With 103 world premieres secured for the 2026 edition of the Locarno Film Festival next month, festival director Giona A Nazzaro is looking forward to introducing delegates to the “inclusive, creative and open” programme.
“We want to make it worthwhile for the people who take the time to visit Locarno and for them to explore, taste and experience as many new films as possible,” says Nazzaro.
The world premieres range from Albert Serra’s feature doc 16 Moments Of My Life, about singer, actress and Fassbinder muse Ingrid Caven, to Romanian director Florin Serban’s You Don’t Belong Here, fast-rising Nordic talent Maria Back’s romantic drama Brave New Love starring Anders Danielsen Lie, and leading South Korean director Hong Sangsoo’s latest, Nowhere To Lay My Eyes.
Locarno is also an event at which rising directors can gain exposure and secure international distribution. Nazzaro cites two examples from last year’s Filmmakers of the Present Competition, both debut features: Sophy Romvari’s Blue Heron and Margherita Spampinato’s Sweetheart. The former, a semi-autobiographical drama about a girl from a Hungarian family growing up in Canada, was sold to Janus for the US and to Conic for the UK. After its Locarno premiere, the film, represented by MoreThan Films, went on to win multiple awards at festivals from Toronto to Vancouver
Meanwhile, Sweetheart, handled internationally by Fandango, sold all over the world and won the 2026 Women In Motion Emerging Talent Award in Cannes, worth €50,000 in support for the Italian director’s second feature.
US cinema
As a critic and festival director, Nazzaro is well-known for championing North American cinema. “I do believe there is a collective intelligence in place in the studio system. I am not one who is ideologically against American films, not at all. The studios are welcome in Locarno,” he says.

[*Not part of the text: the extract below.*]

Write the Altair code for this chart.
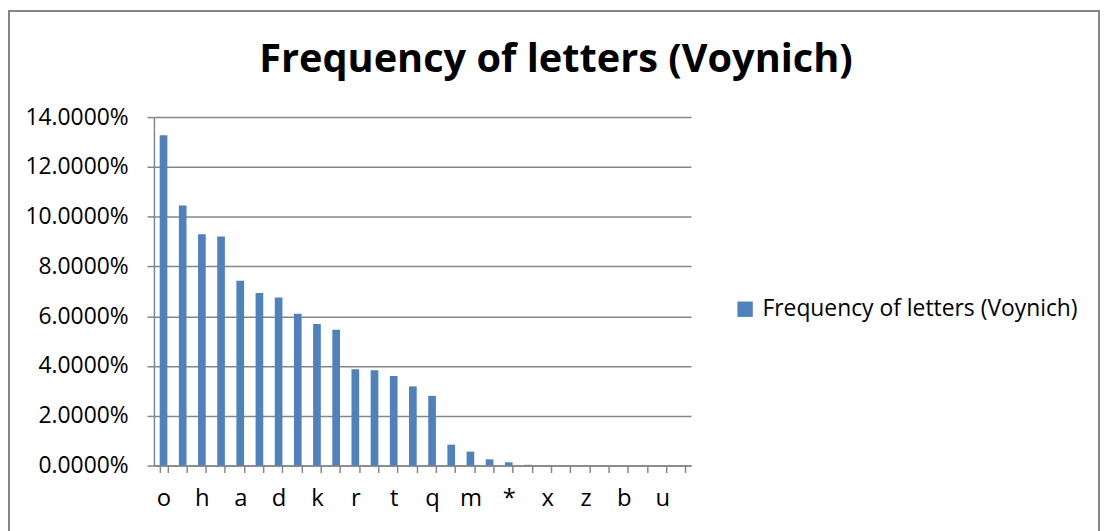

James Grey’s gritty Cannes competition title, Paper Tiger, and Olivia Wilde’s Sundance hit The Invite are screening in the vast open-air Piazza Grande. Several modern-day US classics, among them Dances With Wolves, Taxi Driver and Wild At Heart, are also showing.
Meanwhile, indie US talent is represented in the programme through titles including Erin Vassilopoulos’ Destroy All Girls, a road movie set against a street-skating backdrop in New York and New Jersey, and Vincent Grashaw’s Florida prison drama Bruton.
“I don’t see European cinema as opposed to American cinema. What is interesting in Locarno’s offer is that different films with different producing strategies can meet in the same place,” says Nazaaro. “It’s not a coincidence that our industry activities, curated by Markus Duffner, are visited by a large number of North American professionals. And Markus and I are every year in LA, visiting the studios, talking to the executives and people working there.”
Piazza Grande screenings attract more than 3,000 spectators and have become the ideal testing ground to see how US films connect with European audiences. “If a studio wants to evaluate how a film can work, Locarno is the right place,” says Nazzaro.
He has also long-embraced genre filmmaking. This year, he has selected horror pictures, including Bloody Tennis, sold by the Playmaker Munich, to screen in the official selection. Actress-director Asia Argento, best known for genre work, is receiving a lifetime achievement award. There will also be a screening of Roger Corman’s 1990 title Frankenstein Unbound to celebrate the centenary of Corman’s birth.
”Genre films are like zombies. Unless you separate the head from the body, they keep going,” he quips of one sector of the industry that remains almost recession-proof, pointing to how Obsession and Backrooms are bringing younger viewers to cinemas.
Politics
While some European festivals, including the Berlinale and, most recently, FID Marseille, have been roiled by protests and cultural boycotts. Locarno is continuing to programme movies that address political controversy. This year’s programme includes Palestinian-Jordanian director Asmahan Bkerat’s feature doc Concrete Land, about a Bedouin family struggling against urbanisation, and Georgian director Uta Beria’s Tear Gas, a love story set during the raging demonstrations in Tbilisi in 2019.
“We do not shy away from the politics because to shy away would be to shy away from the world,” says Nazzaro. “We present Locarno, not as an ideological festival, but as an open platform that welcomes the voices of the world. Sometimes, the diversity of opinions can be very harsh, but as long as it is non-violent, then that, for me, is a healthy conversation.
“If a producer wants to be part of a strong, motivated, deep cinema community, then come to Locarno.”
The Locarno Film Festival is taking place from August 5-15 in Switzerland.